# START OF Available data

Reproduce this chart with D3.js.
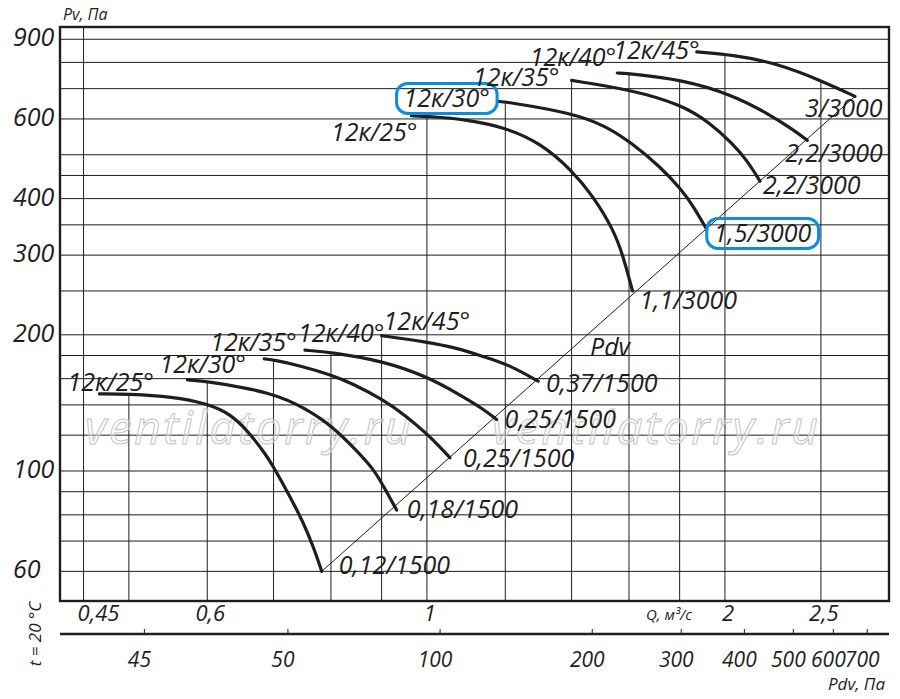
<!DOCTYPE html>
<html>
<head>
<meta charset="utf-8">
<script src="https://cdn.jsdelivr.net/npm/d3@7"></script>
<style>
  body { margin: 0; background: #fff; }
  svg { display: block; font-family: "Open Sans", "DejaVu Sans", sans-serif; font-style: italic; }
</style>
</head>
<body>
<svg id="chart" width="900" height="699"></svg>
<script>
// grid and tick values
const pvGrid = [60, 70, 80, 90, 100, 120, 140, 160, 180, 200, 250, 300, 350, 400, 450, 500, 600, 700, 800, 900];
const pvTicks = [60, 100, 200, 300, 400, 600, 900];
const qGrid = [0.45, 0.5, 0.6, 0.7, 0.8, 0.9, 1, 1.2, 1.4, 1.6, 1.8, 2, 2.5];
const qTicks = [0.45, 0.6, 1, 2, 2.5];
const qTickLabels = ["0,45", "0,6", "1", "2", "2,5"];
const pdvTicks = [26, 50, 100, 200, 300, 400, 500, 600, 700];
const pdvTickLabels = ["45", "50", "100", "200", "300", "400", "500", "600", "700"];

const bladeLabels = ["12к/25°", "12к/30°", "12к/35°", "12к/40°", "12к/45°"];

// 1500 rpm curves (Q m3/s, Pv Pa)
const q1500 = [
    [0.467, 0.499, 0.554, 0.599, 0.633, 0.663, 0.689, 0.700, 0.727, 0.750, 0.768, 0.783],
    [0.573, 0.599, 0.700, 0.756, 0.801, 0.849, 0.883, 0.903, 0.932],
    [0.685, 0.700, 0.744, 0.801, 0.836, 0.903, 0.954, 0.999, 1.031, 1.055],
    [0.753, 0.801, 0.903, 0.999, 1.088, 1.140, 1.176],
    [0.900, 0.999, 1.072, 1.140, 1.208, 1.295]
];
const pv1500 = [
    [148, 148, 146, 141, 134, 121, 108, 102, 88, 77, 68, 60],
    [159, 158, 149, 137, 126, 111, 101, 93, 82],
    [177, 176, 171, 163, 157, 144, 132, 121, 113, 107],
    [185, 183, 175, 162, 146, 137, 130],
    [199, 193, 187, 179, 172, 158]
];
const motors1500 = ["0,12/1500", "0,18/1500", "0,25/1500", "0,25/1500", "0,37/1500"];

// 3000 rpm curves
const q3000 = [
    [0.965, 1.003, 1.097, 1.204, 1.301, 1.400, 1.472, 1.543, 1.579, 1.613],
    [1.180, 1.204, 1.400, 1.519, 1.609, 1.720, 1.809, 1.858, 1.917],
    [1.400, 1.609, 1.809, 1.932, 2.032, 2.104, 2.170],
    [1.557, 1.609, 1.809, 2.032, 2.204, 2.344, 2.422],
    [1.873, 2.032, 2.256, 2.514, 2.706]
];
const pv3000 = [
    [610, 608, 598, 573, 531, 463, 405, 342, 298, 250],
    [656, 654, 619, 578, 531, 471, 418, 385, 342],
    [730, 696, 645, 588, 531, 487, 437],
    [758, 755, 733, 679, 619, 568, 538],
    [844, 832, 797, 726, 673]
];
const motors3000 = ["1,1/3000", "1,5/3000", "2,2/3000", "2,2/3000", "3/3000"];

// Pdv line
const pdvLineQ = [0.783, 2.706];
const pdvLinePv = [60, 673];

// highlighted curve (3000 rpm, index)
const highlight3000 = 1;

// ---------- layout ----------
const plot = {left: 60, right: 889, top: 27, bottom: 601};
const ink = "#1e1e1e";
const labelSize = 25;

const svg = d3.select("#chart");
const x = d3.scaleLog().domain([0.426, 2.929]).range([plot.left, plot.right]);
const y = d3.scaleLog().domain([51.6, 958]).range([plot.bottom, plot.top]);
const xPdv = d3.scaleLog().domain([17.7, 773]).range([plot.left, plot.right]);

// label offsets in px (blade label from curve start, motor label from curve end)
const bladeOff1500 = [[-32, -3], [-28, -7], [-54, -8], [-7, -8], [2, -6]];
const bladeOff3000 = [[6, 25], [-8, 6], [-12, 6], [-1, -7], [3, 7]];
const motorOff1500 = [[17, 3], [10, 8], [13, 9], [8, 9], [8, 11]];
const motorOff3000 = [[7, 18], [7, 13], [3, 13], [-22, 22], [-50, 21]];

let curves = [];
q1500.forEach(function (q, i) {
    curves.push({q: q, pv: pv1500[i], blade: bladeLabels[i], motor: motors1500[i],
        bOff: bladeOff1500[i], bAnchor: "start", mOff: motorOff1500[i], hl: false});
});
q3000.forEach(function (q, i) {
    curves.push({q: q, pv: pv3000[i], blade: bladeLabels[i], motor: motors3000[i],
        bOff: bladeOff3000[i], bAnchor: "end", mOff: motorOff3000[i], hl: i === highlight3000});
});

// Pv of a curve at q (log-log interpolation), null if q outside curve
function pvAt(c, q) {
    let qs = c.q, pvs = c.pv;
    if (q < qs[0] - 0.004 || q > qs[qs.length - 1]) return null;
    for (let i = 0; i < qs.length - 1; i++) {
        if (q <= qs[i + 1]) {
            let t = (Math.log(q) - Math.log(qs[i])) / (Math.log(qs[i + 1]) - Math.log(qs[i]));
            t = Math.max(0, t);
            return Math.exp(Math.log(pvs[i]) + t * (Math.log(pvs[i + 1]) - Math.log(pvs[i])));
        }
    }
    return null;
}

// horizontal grid
svg.append("g").selectAll("line").data(pvGrid).enter().append("line")
    .attr("x1", plot.left).attr("x2", plot.right)
    .attr("y1", d => y(d)).attr("y2", d => y(d))
    .attr("stroke", ink).attr("stroke-width", 1);

// vertical grid: from the topmost curve down to the bottom
svg.append("g").selectAll("line").data(qGrid).enter().append("line")
    .attr("x1", d => x(d)).attr("x2", d => x(d))
    .attr("y1", function (d) {
        let top = null;
        for (let c of curves) {
            let v = pvAt(c, d);
            if (v !== null && (top === null || v > top)) top = v;
        }
        return top === null ? plot.top : y(top);
    })
    .attr("y2", plot.bottom)
    .attr("stroke", ink).attr("stroke-width", 1);

// watermark
svg.append("g").selectAll("text").data([85, 492]).enter().append("text")
    .attr("x", d => d).attr("y", 444)
    .attr("textLength", 326).attr("lengthAdjust", "spacing")
    .attr("font-size", 46).attr("fill", "#fff").attr("fill-opacity", 0.35)
    .attr("stroke", "#c4c4c4").attr("stroke-width", 1)
    .text("ventilatorry.ru");

// frame
svg.append("rect")
    .attr("x", plot.left).attr("y", plot.top)
    .attr("width", plot.right - plot.left).attr("height", plot.bottom - plot.top)
    .attr("fill", "none").attr("stroke", ink).attr("stroke-width", 2.4);

// Pdv line
svg.append("line")
    .attr("x1", x(pdvLineQ[0])).attr("y1", y(pdvLinePv[0]))
    .attr("x2", x(pdvLineQ[1])).attr("y2", y(pdvLinePv[1]))
    .attr("stroke", ink).attr("stroke-width", 1);
svg.append("text").attr("x", 590).attr("y", 356).attr("font-size", labelSize).attr("fill", ink).text("Pdv");

// curves
let line = d3.line()
    .x(d => x(d[0])).y(d => y(d[1]))
    .curve(d3.curveBasis);

svg.append("g").selectAll("path").data(curves).enter().append("path")
    .attr("d", c => line(c.q.map((q, i) => [q, c.pv[i]])))
    .attr("fill", "none").attr("stroke", ink).attr("stroke-width", 3.2)
    .attr("stroke-linecap", "round");

// labels
let labelG = svg.append("g").attr("font-size", labelSize).attr("fill", ink);
curves.forEach(function (c) {
    let sx = x(c.q[0]), sy = y(c.pv[0]);
    let ex = x(c.q[c.q.length - 1]), ey = y(c.pv[c.pv.length - 1]);
    let bt = labelG.append("text")
        .attr("x", sx + c.bOff[0]).attr("y", sy + c.bOff[1])
        .attr("text-anchor", c.bAnchor).text(c.blade);
    let mt = labelG.append("text")
        .attr("x", ex + c.mOff[0]).attr("y", ey + c.mOff[1])
        .text(c.motor);
    if (c.hl) {
        for (let t of [bt, mt]) {
            let b = t.node().getBBox();
            labelG.append("rect")
                .attr("x", b.x - 7).attr("y", b.y + 3)
                .attr("width", b.width + 14).attr("height", b.height - 4)
                .attr("rx", 11).attr("ry", 11)
                .attr("fill", "none").attr("stroke", "#0a8fe0").attr("stroke-width", 3);
        }
    }
});

// Pv axis labels
svg.append("g").selectAll("text").data(pvTicks).enter().append("text")
    .attr("x", 13).attr("y", d => y(d) + 7)
    .attr("font-size", 25).attr("fill", ink)
    .text(d => d);
svg.append("text").attr("x", 63).attr("y", 20).attr("font-size", 16).attr("fill", ink).text("Pv, Па");

// Q axis labels
svg.append("g").selectAll("text").data(qTicks).enter().append("text")
    .attr("x", (d, i) => i === 0 ? x(d) - 6 : x(d) + 3).attr("y", 621)
    .attr("text-anchor", (d, i) => i === 0 ? "start" : "middle")
    .attr("font-size", 22).attr("fill", ink)
    .text((d, i) => qTickLabels[i]);
svg.append("text").attr("x", 646).attr("y", 620).attr("font-size", 15).attr("fill", ink).text("Q, м³/с");

// Pdv axis
let axisY = 634;
svg.append("line")
    .attr("x1", plot.left).attr("x2", plot.right)
    .attr("y1", axisY).attr("y2", axisY)
    .attr("stroke", ink).attr("stroke-width", 2.4);
svg.append("g").selectAll("line").data(pdvTicks).enter().append("line")
    .attr("x1", d => xPdv(d)).attr("x2", d => xPdv(d))
    .attr("y1", axisY - 5).attr("y2", axisY)
    .attr("stroke", ink).attr("stroke-width", 1);
svg.append("g").selectAll("text").data(pdvTicks).enter().append("text")
    .attr("x", d => xPdv(d) - 5).attr("y", 667)
    .attr("text-anchor", "middle")
    .attr("font-size", 21).attr("fill", ink)
    .text((d, i) => pdvTickLabels[i]);
svg.append("text").attr("x", 885).attr("y", 690).attr("text-anchor", "end")
    .attr("font-size", 17).attr("fill", ink).text("Pdv, Па");

svg.append("text").attr("transform", "translate(41,634) rotate(-90)")
    .attr("text-anchor", "middle").attr("font-size", 17).attr("fill", ink)
    .text("t = 20 °C");
</script>
</body>
</html>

# END OF Available data

Work to do: Provide only the count of lines in the material above that hold the word "chart".

Written answer: 3